After the bell on Wednesday, Cisco reported April quarter (fiscal third quarter) revenue of $12.96 billion and non-GAAP EPS of $0.78, topping consensus analyst estimates of $12.89 billion and $0.77. Revenue officially rose 4% annually, and was up 6% excluding year-ago revenue from Cisco's service provider (SP) video software business, which was sold last October. EPS, which is benefiting from large stock buybacks, rose 18%.
For the July quarter, Cisco is guiding for 4.5% to 6.5% revenue growth excluding year-ago SP video revenue (but including revenue from recent acquisitions), and for EPS of $0.80 to $0.82. That compares with a consensus estimates for 3.4% official revenue growth, 5.1% growth excluding the SP video sale and EPS of $0.81.
Cisco's shares rose in after-hours trading on Wednesday and were up 5% to $55.10 in early trading on Thursday; shares are now up 27% on the year. Here are some notable takeaways from its earnings report and call.
1. Hardware Sales Were Better Than Expected
Cisco's Infrastructure Platforms revenue -- it covers the company's mainstay switching and routing product lines, as well as products such as servers and Wi-Fi systems -- rose 5% annually to $7.55 billion, beating a consensus of $7.46 billion.
On the earnings call, CFO Kelly Kramer mentioned that switching sales were strong, as Cisco's Catalyst 9000 line drives a healthy upgrade cycle for its campus (office) switch business. She added Cisco's wireless (Wi-Fi hardware and software) business saw "solid growth," and that its routing and "data center" (server and storage) businesses grew.
2. Corporate and Government Orders Remained Strong, While Carrier Orders Weakened
After rising 8% annually during its October and January quarters, Cisco's product orders grew 4% in the January quarter. Enterprise and public sector orders respectively grew 9% and 10%, and "commercial" orders (they involve small and mid-sized businesses) grew 5%. However, service provider orders fell 13%, after having dropped by just 1% in the January quarter.
When asked about the service provider weakness on the call, CEO Chuck Robbins noted service providers orders are historically very lumpy and tied to a limited number of big customers, and that weak capital spending among carriers in the Americas weighed on demand. Later, when asked about 5G's impact on Cisco, he mentioned that carriers are for now focusing on "building out the macro radio portion of their networks," and that core network investments (where Cisco stands to benefit) will happen later as 5G traffic grows.
Cisco's April quarter product order trends. Source: Cisco.
Routing archrival Juniper Networks (JNPR - Get Report) is also seeing weak carrier demand. Juniper's service provider revenue, which depends heavily on sales to U.S. telcos, fell 9% in Q1, and the company forecast service provider sales would remain soft in Q2.
3. Security Sales Were Strong Again
Cisco's security product revenue rose 21% to $707 million, topping a $676 million consensus. Last summer's acquisition of authentication software and services provider Duo Security helped, but it looks as if organic growth was also healthy.

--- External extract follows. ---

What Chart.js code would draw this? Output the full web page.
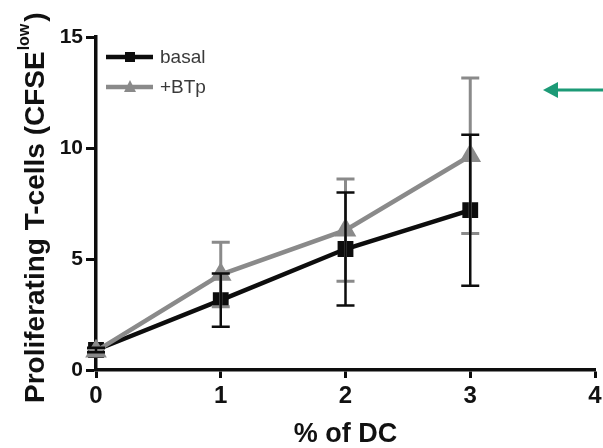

On the call, Kramer called the quarter's security strength "very broad-based," covering Cisco's network security, advanced threat protection and cloud security offerings. Many IT security peers have also been reporting good numbers.
4. 'Applications' Revenue Continued Growing, Albeit at a More Subdued Pace
Cisco's Applications segment posted revenue of $1.43 billion, up 9% but below a $1.5 billion consensus. Thanks in part to the passing of the 1-year anniversary of Cisco's $1.9 billion acquisition of cloud communications software provider BroadSoft, growth slowed from the January quarter's 24%.
Kramer noted 65% of Cisco's software revenue -- whether from the Applications segment or elsewhere -- now comes from subscriptions, up from 56% a year earlier. Robbins mentioned that Cisco's AppDynamics application performance monitoring software unit (acquired in 2017) had another quarter of strong growth, and -- when asked about how the business is doing in the face of competition from fast-growing Zoom Video Communications (ZM) -- insisted the Webex conferencing software unit "continues to grow very solidly."
5. Cisco Sees 'Very Minimal Impact' from the Recent Tariff Hikes
In response to a question about the impact of the Trump Administration's recent decision to raise the tariffs on $200 billion worth of Chinese imports to 25% from 10%, Robbins said Cisco has already been working to adjust its supply chain to deal with the impact of tariffs, and that the recent hike is baked into its guidance. He added the company sees "very minimal impact at this point" from tariffs.
6. Cisco Continues Aggressively Buying Back Stock
Three months after adding $15 billion to its stock buyback authorization, Cisco disclosed it repurchased $6 billion worth of shares at an average price of $52.14. This follows the repurchase of $5 billion worth of shares in the January quarter at an average price of $45.09.
With Cisco still possessing about $11 billion in net cash (cash minus debt) and expected to produce over $15 billion in free cash flow in its next fiscal year, the company can keep buying back shares at a rapid clip if it wishes.